第二,将法治思维全面运行。历史经验告诉我们,政府官员主动、自觉和善于运用法治思维处理问题,能促进各项法治实践有效实施,更能形成良性互动,从而推进法治运作和科学发展。要使党政干部以公平正义为判断重点,坚持法定职责必须为、法无授权不可为,以法律条文为合法性判断基础,使解决问题的方式具备合法性思维,以权利义务作为人与人关系及人与公共权力关系的准则,以追求、维护公平与正义为价值尺度,切实履行法律实施、执行的主体地位,维护好宪法法律权威,为全社会形成崇尚法律、信仰法律的良好氛围发挥示范带头作用。

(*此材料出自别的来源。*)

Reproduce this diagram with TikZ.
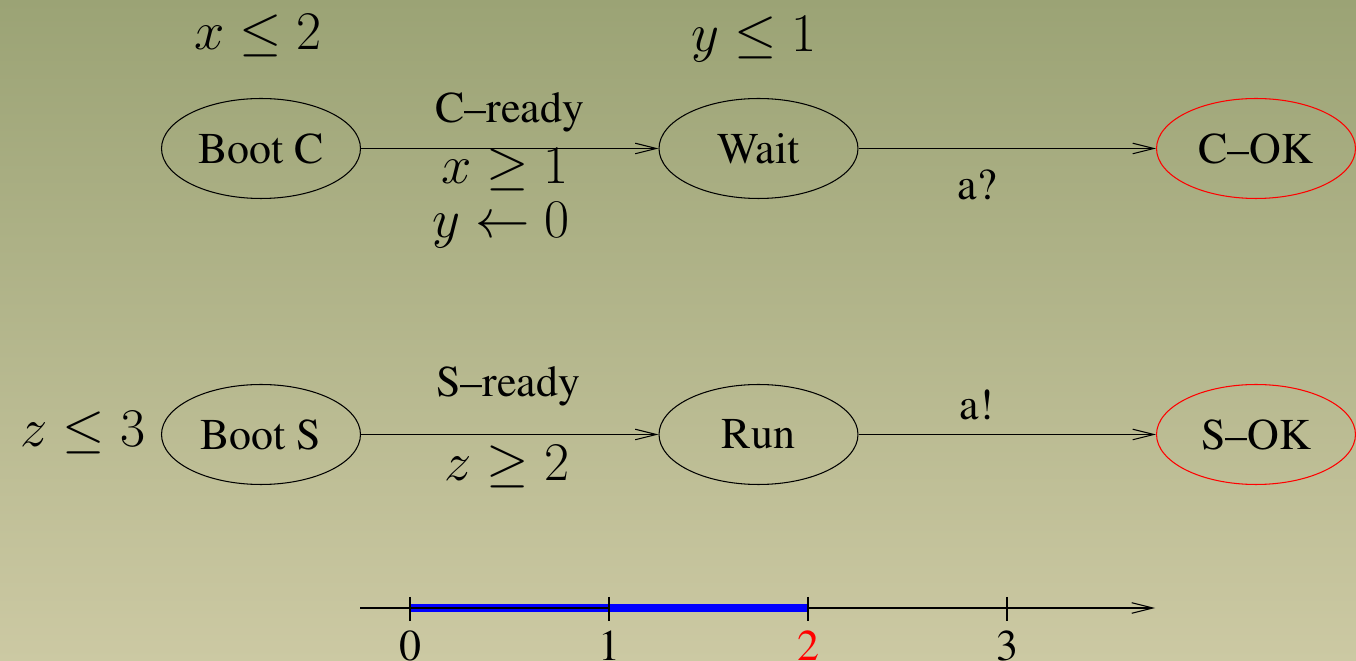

第三,提升的司法公信力,保障人民权利的实施。习近平总书记曾经引用培根的一段话,“一次不公正的审判,其恶果甚至超过十次犯罪。因为犯罪虽是无视法律——好比污染了水流,而不公正的审判则毁坏法律——好比污染了水源。”现在仍然存在用金钱、人情等方式对司法进行干扰的现象,使部分司法人员存在知法犯法、徇私枉法,甚至贪赃枉法问题,严重影响社会稳定,成为一些群体性事件的导火索,让司法失去公信力,法律权威难以树立。因此必须建立坚固的体制隔绝这些不利因素。要让权力的运用更加科学,让人民主体地位凸显,赋予当事人及其代理人充分的程序权利,通过科学有效的层级监督和外部监督,确保事实认定客观性、法律适用正确性以及当事人可接受性的实现。

第四,围绕公民需要,树立法治信仰。公民的行为受其需求支配,因而公民的法律意识和法律信仰直接决定了公民社会行为方式的选择。我国公民维权意识仍然不明确,守法更是被动性选择,缺乏用法的自觉性,而法律信仰的培育能从根本上解决这一问题。而传统的法律宣传教育,仅仅以发放法律条文文件、举办警示类讲座等方式进行,让法律居于“空中楼阁”,不能贴近公民个体的“地气”,使公民无法意识到法律能够维护他们的权益,调整纠纷、解决争议。对于法律知识的宣传教育,就应通过典型案例,扩大性宣传,增强人民群体尊法和守法意识。同时,培养法制信息宣传工作者,提供及时的法律咨询服务,更可以运用网络资源,进行普遍性法律服务,开通法律知识咨询专线,让人民群众可以随时随地运用法律武器维护自己的权利。

当前,全面依法治国方略,要求我们必须不断完善立法体制机制,立法要跟上社会发展需要,执法要更加公正,要满足人民需要,维护人民权益,营造群众崇尚法律、信仰法律的氛围。十八届四中全会《决定》提出,要加强和改进政府立法制度建设,完善行政法规、规章制定程序,完善公众参与政府立法机制。健全立法机关和社会公众沟通机制,开展立法协商,充分发挥政协委员、民主党派、工商联、无党派人士、人民团体、社会组织在立法协商中的作用,探索建立有关国家机关、社会团体、专家学者等对立法中涉及的重大利益调整论证咨询机制。拓宽公民有序参与立法途径,健全法律法规规章草案公开征求意见和公众意见采纳情况反馈机制,广泛凝聚社会共识。法的制定,只有依循人的需要,围绕立法为民的原则,才能树立法律的权威性,使人民从内心建立对法的信仰,从而更加科学、合理地推进中国特色社会主义法治建设。

参考文献:

[1] 卢梭著,何兆武译:《社会契约论》,商务印书馆1980年版。

[2] 马克思、恩格斯:《费尔巴哈》,人民出版社1988年版。

[3]《马克思恩格斯全集》,人民出版社1993年版。

[4] 黑格尔:《历史哲学》,生活·读书·新知三联书店1956年版。

[5] 毛泽东:《毛泽东选集》人民出版社1991年版。

[6] 全国人大常委会办公厅研究室编:《人民代表大会制度四十年》,中国民主法制出版社1991年版。

[7] 邓小平:《邓小平文选》,人民出版社1994年版。

[8] 叶剑英:《关于修改宪法的报告——1978年3月1日在中华人民共和国第五届全国人民代表大会第一次会议上的报告》,人民日报,1979。

[9]《马克思恩格斯文集》,人民出版社2009年版。

[10] 亓光:《新中国法治建设历程》,北京:世界知识出版社2011年版。